Electronic structure of nickelates: From two-dimensional heterostructures to three-dimensional bulk materials

TL;DR

This paper investigates the electronic structure of nickelates, modeling the transition from two-dimensional heterostructures to three-dimensional bulk materials, highlighting the effects of electronic correlations and magnetic tendencies.

Contribution

It introduces a simple two-band model for nickelate heterostructures and extends it to three dimensions, analyzing correlation effects with dynamical mean-field theory.

Findings

Electronic correlations are similar in 2D and 3D, but stronger in 3D for Mott insulating behavior.

Quantitative differences in interaction strength needed for insulating states.
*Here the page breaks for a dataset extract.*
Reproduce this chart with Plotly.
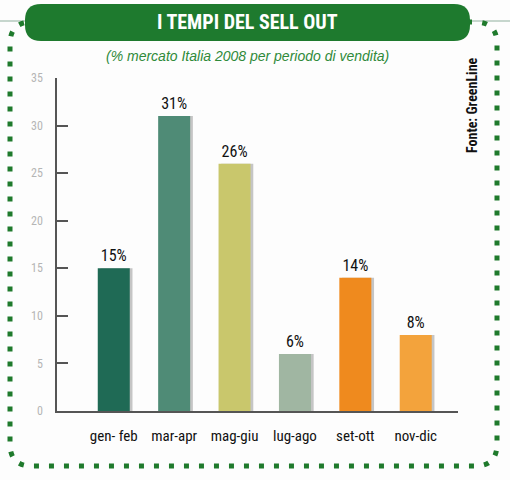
import plotly.graph_objects as go

categories = ["gen- feb", "mar-apr", "mag-giu", "lug-ago", "set-ott", "nov-dic"]
values = [15, 31, 26, 6, 14, 8]
bar_colors = ["#1f6a55", "#4f8b76", "#c9c76c", "#a0b6a2", "#ef8a1e", "#f3a33c"]
y_ticks = [0, 5, 10, 15, 20, 25, 30, 35]

title_text = "I TEMPI DEL SELL OUT"
subtitle_text = "(% mercato Italia 2008 per periodo di vendita)"
source_text = "Fonte: GreenLine"

W, H = 510, 480
ML, MR, MT, MB = 57, 52, 78, 69
PW = W - ML - MR
PH = H - MT - MB

def px(x):
    return (x - ML) / PW

def py(y):
    return (H - MB - y) / PH

def rrect(x0, y0, x1, y1, r):
    pts = [
        f"M {px(x0 + r)},{py(y0)}",
        f"L {px(x1 - r)},{py(y0)}",
        f"Q {px(x1)},{py(y0)} {px(x1)},{py(y0 + r)}",
        f"L {px(x1)},{py(y1 - r)}",
        f"Q {px(x1)},{py(y1)} {px(x1 - r)},{py(y1)}",
        f"L {px(x0 + r)},{py(y1)}",
        f"Q {px(x0)},{py(y1)} {px(x0)},{py(y1 - r)}",
        f"L {px(x0)},{py(y0 + r)}",
        f"Q {px(x0)},{py(y0)} {px(x0 + r)},{py(y0)}",
        "Z",
    ]
    return " ".join(pts)

NARROW = "Roboto Condensed, Open Sans Condensed, sans-serif"

fig = go.Figure()
# soft shadow on right side of bars
fig.add_trace(go.Bar(
    x=list(range(len(categories))), y=values,
    marker=dict(color="rgba(70,70,70,0.30)", line=dict(width=0)),
    width=0.53, offset=-0.22, hoverinfo="skip", showlegend=False,
))
fig.add_trace(go.Bar(
    x=list(range(len(categories))), y=values,
    marker=dict(color=bar_colors, line=dict(width=0)),
    width=0.53, offset=-0.265,
    text=[f"{v}%" for v in values], textposition="outside",
    textfont=dict(family=NARROW, size=16, color="#111111"),
    cliponaxis=False, showlegend=False,
))

shapes = [
    dict(type="line", xref="paper", yref="paper", x0=px(0), x1=px(W), y0=py(21), y1=py(21),
         line=dict(color="#8fb09d", width=1.2), layer="below"),
    dict(type="path", xref="paper", yref="paper", path=rrect(10, 22, 497, 466, 22),
         line=dict(color="#1f7a2c", width=5, dash="5px,10px"), fillcolor="rgba(0,0,0,0)", layer="above"),
    dict(type="path", xref="paper", yref="paper", path=rrect(25, 4, 470, 41, 16),
         line=dict(width=0), fillcolor="#1e7a2e", layer="above"),
]

annotations = [
    dict(text=f"<b>{title_text}</b>", xref="paper", yref="paper", x=px(247), y=py(22),
         showarrow=False, font=dict(family=NARROW, size=20, color="white"), xanchor="center", yanchor="middle"),
    dict(text=f"<i>{subtitle_text}</i>", xref="paper", yref="paper", x=px(247), y=py(56),
         showarrow=False, font=dict(family="Liberation Sans, Arial, sans-serif", size=14, color="#2f8a3a"),
         xanchor="center", yanchor="middle"),
    dict(text=f"<b>{source_text}</b>", xref="paper", yref="paper", x=px(472), y=py(105),
         showarrow=False, textangle=-90, font=dict(family=NARROW, size=14, color="#111111"),
         xanchor="center", yanchor="middle"),
]

fig.update_layout(
    width=W, height=H, autosize=False,
    margin=dict(l=ML, r=MR, t=MT, b=MB),
    paper_bgcolor="#fdfdfd", plot_bgcolor="#fdfdfd",
    barmode="overlay",
    shapes=shapes, annotations=annotations,
    xaxis=dict(
        range=[-0.94, 5.7], tickmode="array", tickvals=list(range(len(categories))), ticktext=categories,
        showgrid=False, zeroline=False, showline=True, linecolor="#555555", linewidth=1.5,
        ticks="", tickfont=dict(family=NARROW, size=15, color="#111111"), ticklabelstandoff=10,
    ),
    yaxis=dict(
        range=[0, 35], tickmode="array", tickvals=y_ticks, ticktext=[str(t) for t in y_ticks],
        showgrid=False, zeroline=False, showline=True, linecolor="#555555", linewidth=1.5,
        ticks="inside", ticklen=11, tickwidth=1.5, tickcolor="#555555",
        tickfont=dict(family=NARROW, size=12, color="#b5b5b5"), ticklabelstandoff=10,
    ),
)

fig.write_html("out.html", config={"displayModeBar": False},
               post_script="document.body.style.margin='0px';")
Strong antiferromagnetic tendencies in the derived spin-orbital model.

Abstract

Reduced dimensionality and strong electronic correlations, which are among the most important ingredients for cupratelike high-Tc superconductivity, characterize also the physics of nickelate-based heterostructures. Starting from the local-density approximation we arrive at a simple two-band model for quasi-two-dimensional 2D LaNiO3 /LaAlO3 heterostructures and extend it by introducing an appropriate hopping in the z direction to describe the dimensional crossover to three dimensions 3D. Using dynamical mean-field theory, we study the effects of electronic correlations with increasing interaction strength along the crossover from 2D to 3D. Qualitatively, the effects of electronic correlations are surprisingly similar, albeit quantitatively larger interaction strengths are required in three dimensions for getting a Mott-Hubbard insulating state. The exchange parameters of an effective Kugel-Khomskii-type spin-orbital model are also derived and reveal strong antiferromagnetic tendencies.